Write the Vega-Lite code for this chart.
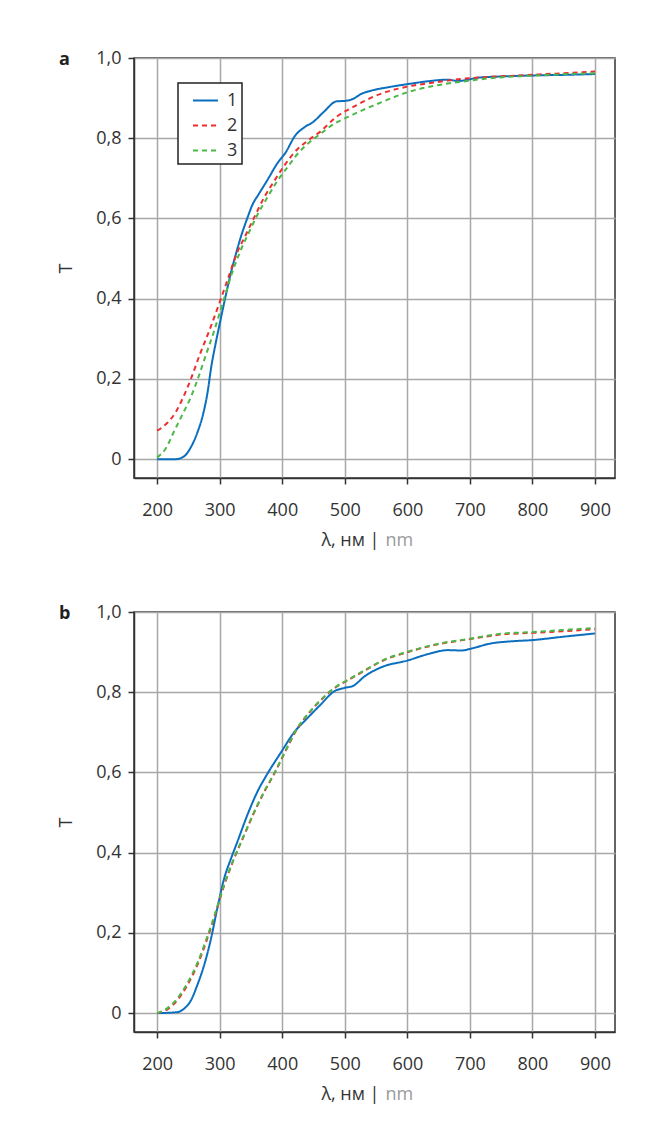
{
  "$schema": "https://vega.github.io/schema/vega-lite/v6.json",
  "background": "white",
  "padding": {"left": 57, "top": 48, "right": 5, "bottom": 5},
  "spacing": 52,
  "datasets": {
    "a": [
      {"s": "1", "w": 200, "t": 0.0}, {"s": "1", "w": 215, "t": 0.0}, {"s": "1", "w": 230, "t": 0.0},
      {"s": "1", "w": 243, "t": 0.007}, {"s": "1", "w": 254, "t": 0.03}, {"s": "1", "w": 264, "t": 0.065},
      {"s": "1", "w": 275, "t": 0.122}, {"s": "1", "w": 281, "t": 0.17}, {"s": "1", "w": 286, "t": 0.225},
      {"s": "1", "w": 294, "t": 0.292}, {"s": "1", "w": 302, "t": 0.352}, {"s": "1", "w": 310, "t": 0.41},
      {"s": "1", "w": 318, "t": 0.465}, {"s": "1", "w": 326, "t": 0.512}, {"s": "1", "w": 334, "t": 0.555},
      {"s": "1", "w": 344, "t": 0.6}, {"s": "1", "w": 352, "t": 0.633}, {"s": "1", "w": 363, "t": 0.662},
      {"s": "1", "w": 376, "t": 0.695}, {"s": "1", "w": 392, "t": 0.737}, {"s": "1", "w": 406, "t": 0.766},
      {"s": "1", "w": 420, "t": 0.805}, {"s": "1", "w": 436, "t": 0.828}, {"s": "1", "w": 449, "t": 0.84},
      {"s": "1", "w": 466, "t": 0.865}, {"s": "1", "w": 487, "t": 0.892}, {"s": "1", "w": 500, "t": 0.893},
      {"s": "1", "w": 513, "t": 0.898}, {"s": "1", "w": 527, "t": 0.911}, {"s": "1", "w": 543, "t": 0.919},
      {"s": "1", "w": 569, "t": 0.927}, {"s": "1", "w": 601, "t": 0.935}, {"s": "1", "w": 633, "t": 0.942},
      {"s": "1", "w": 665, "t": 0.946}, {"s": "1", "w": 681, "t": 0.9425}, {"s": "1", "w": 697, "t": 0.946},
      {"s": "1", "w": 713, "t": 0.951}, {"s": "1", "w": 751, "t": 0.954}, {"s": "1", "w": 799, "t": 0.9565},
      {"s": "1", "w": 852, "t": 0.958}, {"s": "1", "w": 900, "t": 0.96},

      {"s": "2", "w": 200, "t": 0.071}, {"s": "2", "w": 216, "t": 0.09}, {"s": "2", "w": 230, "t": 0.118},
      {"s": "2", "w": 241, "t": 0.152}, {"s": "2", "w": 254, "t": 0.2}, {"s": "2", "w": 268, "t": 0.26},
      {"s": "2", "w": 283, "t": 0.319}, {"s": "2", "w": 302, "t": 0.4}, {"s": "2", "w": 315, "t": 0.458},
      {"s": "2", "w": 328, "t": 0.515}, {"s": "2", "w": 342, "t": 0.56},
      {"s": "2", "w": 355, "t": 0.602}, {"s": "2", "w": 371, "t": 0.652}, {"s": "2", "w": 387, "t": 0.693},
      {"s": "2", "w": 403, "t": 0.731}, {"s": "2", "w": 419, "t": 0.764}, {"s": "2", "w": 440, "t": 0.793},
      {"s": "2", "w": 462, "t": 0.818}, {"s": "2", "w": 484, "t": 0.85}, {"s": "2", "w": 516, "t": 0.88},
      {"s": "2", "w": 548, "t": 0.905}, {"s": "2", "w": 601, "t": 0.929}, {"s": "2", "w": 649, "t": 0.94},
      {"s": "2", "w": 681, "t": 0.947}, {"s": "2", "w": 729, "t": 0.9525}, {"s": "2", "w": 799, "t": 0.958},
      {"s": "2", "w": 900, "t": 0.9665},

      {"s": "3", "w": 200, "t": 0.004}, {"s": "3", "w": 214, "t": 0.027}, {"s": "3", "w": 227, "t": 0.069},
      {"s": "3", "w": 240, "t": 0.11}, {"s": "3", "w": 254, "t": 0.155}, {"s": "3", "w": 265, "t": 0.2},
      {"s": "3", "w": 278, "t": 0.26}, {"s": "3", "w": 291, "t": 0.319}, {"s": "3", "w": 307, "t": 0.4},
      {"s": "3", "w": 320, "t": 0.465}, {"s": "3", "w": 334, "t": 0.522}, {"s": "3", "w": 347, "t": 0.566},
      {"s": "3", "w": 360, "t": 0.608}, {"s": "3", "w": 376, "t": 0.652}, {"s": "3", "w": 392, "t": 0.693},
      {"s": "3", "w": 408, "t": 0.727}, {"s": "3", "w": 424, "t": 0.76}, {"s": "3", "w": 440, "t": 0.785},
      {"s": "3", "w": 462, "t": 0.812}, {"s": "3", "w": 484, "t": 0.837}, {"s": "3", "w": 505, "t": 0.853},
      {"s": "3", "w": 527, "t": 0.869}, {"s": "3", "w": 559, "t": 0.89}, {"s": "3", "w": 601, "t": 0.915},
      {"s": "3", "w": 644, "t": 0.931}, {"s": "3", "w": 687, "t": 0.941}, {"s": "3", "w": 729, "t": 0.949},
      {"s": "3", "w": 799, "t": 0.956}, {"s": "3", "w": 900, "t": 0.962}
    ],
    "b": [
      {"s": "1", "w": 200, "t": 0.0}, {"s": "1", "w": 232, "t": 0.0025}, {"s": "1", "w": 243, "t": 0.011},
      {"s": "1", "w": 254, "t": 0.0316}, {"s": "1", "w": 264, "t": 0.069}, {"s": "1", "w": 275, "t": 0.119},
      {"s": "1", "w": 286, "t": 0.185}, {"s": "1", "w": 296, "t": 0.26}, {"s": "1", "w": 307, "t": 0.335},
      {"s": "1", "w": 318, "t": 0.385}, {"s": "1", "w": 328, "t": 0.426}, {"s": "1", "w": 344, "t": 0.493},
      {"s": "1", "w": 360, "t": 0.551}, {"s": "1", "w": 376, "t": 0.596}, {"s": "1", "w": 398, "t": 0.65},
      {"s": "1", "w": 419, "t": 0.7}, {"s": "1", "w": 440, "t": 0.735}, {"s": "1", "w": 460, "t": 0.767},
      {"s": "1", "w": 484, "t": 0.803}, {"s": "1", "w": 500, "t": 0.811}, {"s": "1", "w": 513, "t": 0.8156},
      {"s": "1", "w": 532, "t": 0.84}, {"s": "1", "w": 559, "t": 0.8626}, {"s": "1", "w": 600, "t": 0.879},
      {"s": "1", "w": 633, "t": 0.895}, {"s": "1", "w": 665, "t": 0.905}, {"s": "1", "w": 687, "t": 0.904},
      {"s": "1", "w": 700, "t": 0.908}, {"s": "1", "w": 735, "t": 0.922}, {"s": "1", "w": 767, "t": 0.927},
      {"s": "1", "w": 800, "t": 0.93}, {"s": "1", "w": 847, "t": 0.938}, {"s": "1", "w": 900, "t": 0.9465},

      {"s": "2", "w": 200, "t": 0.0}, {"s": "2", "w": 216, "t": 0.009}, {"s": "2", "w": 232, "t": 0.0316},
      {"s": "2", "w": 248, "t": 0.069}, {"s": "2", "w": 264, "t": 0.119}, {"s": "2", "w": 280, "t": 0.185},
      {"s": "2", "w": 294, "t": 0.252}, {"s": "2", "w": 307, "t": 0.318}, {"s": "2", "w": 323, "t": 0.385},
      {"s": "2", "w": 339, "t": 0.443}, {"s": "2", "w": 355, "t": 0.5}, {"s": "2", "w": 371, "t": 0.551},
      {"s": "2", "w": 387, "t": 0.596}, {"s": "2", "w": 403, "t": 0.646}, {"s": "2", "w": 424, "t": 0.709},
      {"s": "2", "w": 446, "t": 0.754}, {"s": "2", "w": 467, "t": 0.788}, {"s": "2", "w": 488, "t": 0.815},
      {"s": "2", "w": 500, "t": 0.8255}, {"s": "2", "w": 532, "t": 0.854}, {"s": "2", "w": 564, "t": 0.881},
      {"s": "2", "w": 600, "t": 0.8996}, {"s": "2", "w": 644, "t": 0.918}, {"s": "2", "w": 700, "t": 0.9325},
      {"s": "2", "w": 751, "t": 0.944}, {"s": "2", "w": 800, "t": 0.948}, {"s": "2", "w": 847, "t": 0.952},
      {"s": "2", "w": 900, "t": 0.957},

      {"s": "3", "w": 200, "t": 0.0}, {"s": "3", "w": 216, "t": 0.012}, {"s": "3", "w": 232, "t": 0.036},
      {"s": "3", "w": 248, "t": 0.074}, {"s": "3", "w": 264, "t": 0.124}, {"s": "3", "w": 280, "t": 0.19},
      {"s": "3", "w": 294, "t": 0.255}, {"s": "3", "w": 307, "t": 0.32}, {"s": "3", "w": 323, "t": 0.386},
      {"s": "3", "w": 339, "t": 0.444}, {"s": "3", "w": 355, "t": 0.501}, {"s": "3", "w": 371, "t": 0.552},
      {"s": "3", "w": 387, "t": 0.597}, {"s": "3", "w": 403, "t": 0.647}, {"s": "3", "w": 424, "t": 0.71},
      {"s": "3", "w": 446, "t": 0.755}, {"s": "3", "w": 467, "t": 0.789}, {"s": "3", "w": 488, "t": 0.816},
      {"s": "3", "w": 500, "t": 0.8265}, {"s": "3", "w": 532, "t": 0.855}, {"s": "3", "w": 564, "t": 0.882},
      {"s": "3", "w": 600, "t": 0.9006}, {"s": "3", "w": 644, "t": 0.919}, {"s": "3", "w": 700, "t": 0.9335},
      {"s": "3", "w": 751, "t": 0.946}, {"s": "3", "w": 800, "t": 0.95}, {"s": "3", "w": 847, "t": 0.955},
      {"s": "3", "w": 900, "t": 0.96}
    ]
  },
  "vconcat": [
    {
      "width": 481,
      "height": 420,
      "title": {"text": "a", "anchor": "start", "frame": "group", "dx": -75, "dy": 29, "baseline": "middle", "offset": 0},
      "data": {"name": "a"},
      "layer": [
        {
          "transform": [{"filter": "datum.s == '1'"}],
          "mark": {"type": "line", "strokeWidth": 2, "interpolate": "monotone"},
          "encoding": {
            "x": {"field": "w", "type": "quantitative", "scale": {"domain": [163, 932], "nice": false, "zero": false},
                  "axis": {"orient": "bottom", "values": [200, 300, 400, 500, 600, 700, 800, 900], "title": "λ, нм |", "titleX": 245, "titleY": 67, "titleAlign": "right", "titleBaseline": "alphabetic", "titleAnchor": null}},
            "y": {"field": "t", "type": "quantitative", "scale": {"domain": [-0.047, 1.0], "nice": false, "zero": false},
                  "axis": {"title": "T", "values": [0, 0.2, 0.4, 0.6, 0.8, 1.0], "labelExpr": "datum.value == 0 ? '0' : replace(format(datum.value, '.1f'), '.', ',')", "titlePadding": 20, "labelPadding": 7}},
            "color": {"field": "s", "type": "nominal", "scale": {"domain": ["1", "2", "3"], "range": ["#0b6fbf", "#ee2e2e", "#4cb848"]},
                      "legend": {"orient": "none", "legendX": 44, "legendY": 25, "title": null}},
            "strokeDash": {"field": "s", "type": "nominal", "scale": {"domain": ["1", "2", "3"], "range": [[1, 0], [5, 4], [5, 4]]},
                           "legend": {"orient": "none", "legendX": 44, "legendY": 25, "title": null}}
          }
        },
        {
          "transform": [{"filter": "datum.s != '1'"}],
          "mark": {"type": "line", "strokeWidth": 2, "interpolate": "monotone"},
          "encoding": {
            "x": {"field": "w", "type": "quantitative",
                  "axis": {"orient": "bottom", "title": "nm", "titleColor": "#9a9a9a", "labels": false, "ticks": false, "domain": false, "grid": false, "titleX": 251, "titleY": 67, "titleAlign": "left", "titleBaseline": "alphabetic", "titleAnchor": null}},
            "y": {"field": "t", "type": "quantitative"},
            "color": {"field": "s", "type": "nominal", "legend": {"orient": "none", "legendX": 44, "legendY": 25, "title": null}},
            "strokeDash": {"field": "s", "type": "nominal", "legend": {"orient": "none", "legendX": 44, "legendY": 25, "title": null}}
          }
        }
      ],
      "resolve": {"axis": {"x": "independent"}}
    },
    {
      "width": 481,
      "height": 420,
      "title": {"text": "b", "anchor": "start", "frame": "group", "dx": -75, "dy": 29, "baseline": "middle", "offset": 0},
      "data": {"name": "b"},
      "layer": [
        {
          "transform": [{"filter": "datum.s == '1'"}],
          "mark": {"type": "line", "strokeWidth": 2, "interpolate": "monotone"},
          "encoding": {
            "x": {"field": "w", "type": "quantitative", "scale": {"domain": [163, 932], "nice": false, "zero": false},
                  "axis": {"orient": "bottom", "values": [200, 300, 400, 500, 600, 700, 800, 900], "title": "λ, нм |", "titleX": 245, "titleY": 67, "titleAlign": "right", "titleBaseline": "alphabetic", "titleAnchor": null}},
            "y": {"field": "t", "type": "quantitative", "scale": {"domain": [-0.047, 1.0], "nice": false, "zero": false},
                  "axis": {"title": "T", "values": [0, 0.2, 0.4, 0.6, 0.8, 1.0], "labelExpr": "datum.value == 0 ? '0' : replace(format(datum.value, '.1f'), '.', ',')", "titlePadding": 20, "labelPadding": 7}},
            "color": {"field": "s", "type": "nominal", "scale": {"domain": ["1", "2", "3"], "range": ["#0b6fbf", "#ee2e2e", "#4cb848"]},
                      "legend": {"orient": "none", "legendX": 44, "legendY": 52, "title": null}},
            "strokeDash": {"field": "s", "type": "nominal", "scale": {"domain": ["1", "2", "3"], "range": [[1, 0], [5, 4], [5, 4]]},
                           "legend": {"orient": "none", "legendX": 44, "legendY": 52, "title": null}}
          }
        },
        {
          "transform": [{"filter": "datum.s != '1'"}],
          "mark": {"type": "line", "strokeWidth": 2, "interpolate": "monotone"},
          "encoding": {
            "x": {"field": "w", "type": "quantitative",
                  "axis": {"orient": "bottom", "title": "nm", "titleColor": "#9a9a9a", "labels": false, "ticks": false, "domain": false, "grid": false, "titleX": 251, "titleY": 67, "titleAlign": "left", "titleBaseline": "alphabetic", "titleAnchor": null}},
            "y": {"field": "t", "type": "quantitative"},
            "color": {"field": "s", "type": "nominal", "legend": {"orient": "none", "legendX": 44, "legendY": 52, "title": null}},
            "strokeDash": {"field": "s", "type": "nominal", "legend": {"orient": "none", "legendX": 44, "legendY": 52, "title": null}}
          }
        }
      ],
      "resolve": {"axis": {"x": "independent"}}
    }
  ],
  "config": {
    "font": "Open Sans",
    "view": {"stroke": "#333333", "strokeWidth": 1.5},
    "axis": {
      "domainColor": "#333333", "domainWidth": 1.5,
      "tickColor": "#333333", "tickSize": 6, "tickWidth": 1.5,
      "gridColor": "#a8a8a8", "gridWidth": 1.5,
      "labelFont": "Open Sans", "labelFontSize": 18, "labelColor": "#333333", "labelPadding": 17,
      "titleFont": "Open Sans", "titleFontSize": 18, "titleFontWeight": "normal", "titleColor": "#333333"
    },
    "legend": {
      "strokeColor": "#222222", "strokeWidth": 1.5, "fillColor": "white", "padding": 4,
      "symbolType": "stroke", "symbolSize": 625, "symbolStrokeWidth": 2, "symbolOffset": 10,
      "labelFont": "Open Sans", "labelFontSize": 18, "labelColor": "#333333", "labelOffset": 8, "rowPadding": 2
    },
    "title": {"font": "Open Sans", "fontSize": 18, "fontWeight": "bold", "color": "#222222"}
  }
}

***

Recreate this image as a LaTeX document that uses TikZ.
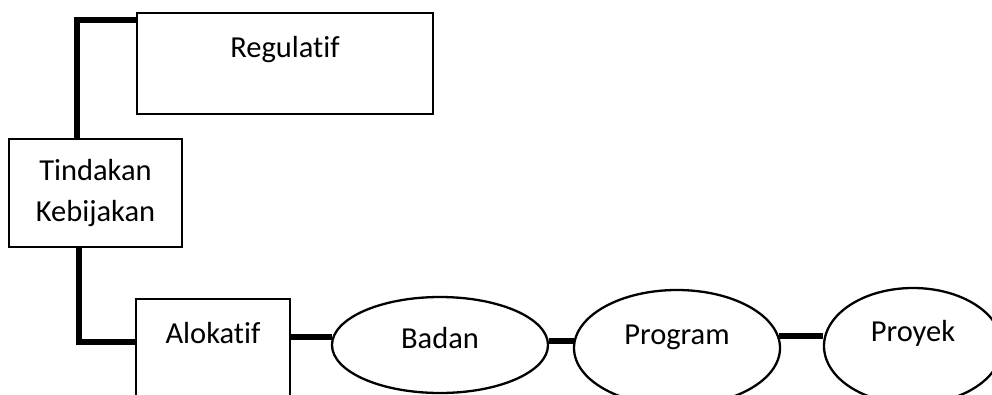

***

WORK TO DO →
Tally the lines of the listing in which the word "this" occurs, and state the total alone.

CORRECT OUTPUT →
2